Cessna has delivered over 7,500 Citations worldwide since 1972. The U.S. fleet of 4,287 active aircraft represents roughly 57% of total production. Deregistrations include exports to foreign registries (particularly in Europe and Latin America), aircraft scrapped after accidents, and airframes retired due to maintenance cost exceeding hull value. Approximately 200-300 Citations have been scrapped or parted out.

The Citation III (CE-650), produced from 1983 to 1992, has approximately 45 active U.S. registrations. Its successors, the Citation VI and VII, bring the CE-650 family to roughly 217 total. The Citation III was Cessna's first swept-wing, high-speed jet and was overshadowed by the Citation X that replaced it.

Yes. Textron Aviation's Wichita service center and its authorized service network continue to support Citation 500 and 550 series aircraft. Factory-sourced parts are available, though lead times on some structural components have extended as production priority shifts to current models. Third-party PMA (Parts Manufacturer Approval) parts supplement the factory supply chain for high-wear items.

Approximately 55% of U.S.-registered Citations are based at non-towered airports. This reflects the type's design philosophy: short-field performance, single-pilot capability (on CJ models), and low-infrastructure operation. The CJ series and Citation Mustang/M2 are particularly common at non-towered fields. Larger Citations like the Latitude and Longitude tend to base at towered airports with FBO services.

Cessna's 4,287 active Citations roughly doubles Bombardier's combined U.S. fleet of approximately 2,100 aircraft (Learjet, Challenger, and Global families). Bombardier's fleet is weighted toward larger, higher-value aircraft. The average Bombardier business jet costs more to acquire and operate than the average Citation, but Cessna's fleet diversity across light, mid, and super-mid segments gives it unmatched volume.

The Citation XLS+ (2008-2014) is widely regarded as the strongest value proposition in the pre-owned midsize jet market. It combines modern avionics, proven PW545C engines, and residual values that have stabilized at $3.2-$4.5 million.
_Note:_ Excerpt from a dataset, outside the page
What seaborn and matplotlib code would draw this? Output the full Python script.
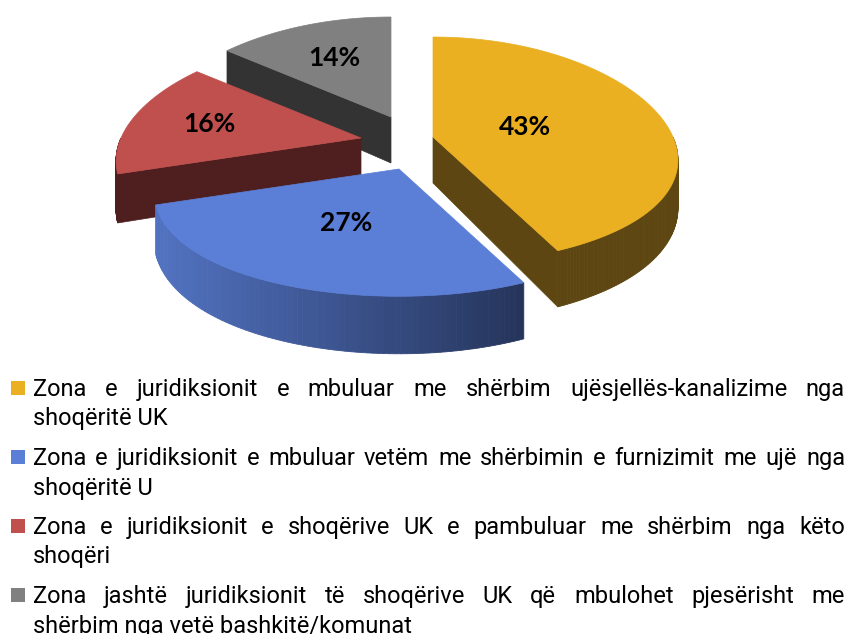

The Citation I and early Citation II models are at the opposite end, where hull values ($100,000-$250,000) often make aircraft worth less than their next engine overhaul.

The U.S. Citation fleet shrinks by approximately 80-100 aircraft per year through deregistrations, exports, and retirements. Simultaneously, Textron delivers 110-120 new Citations annually. The net effect is slow fleet growth of approximately 20-30 aircraft per year. The oldest models (Citation I, II) account for the majority of attrition, while the CJ4 and Latitude drive new additions.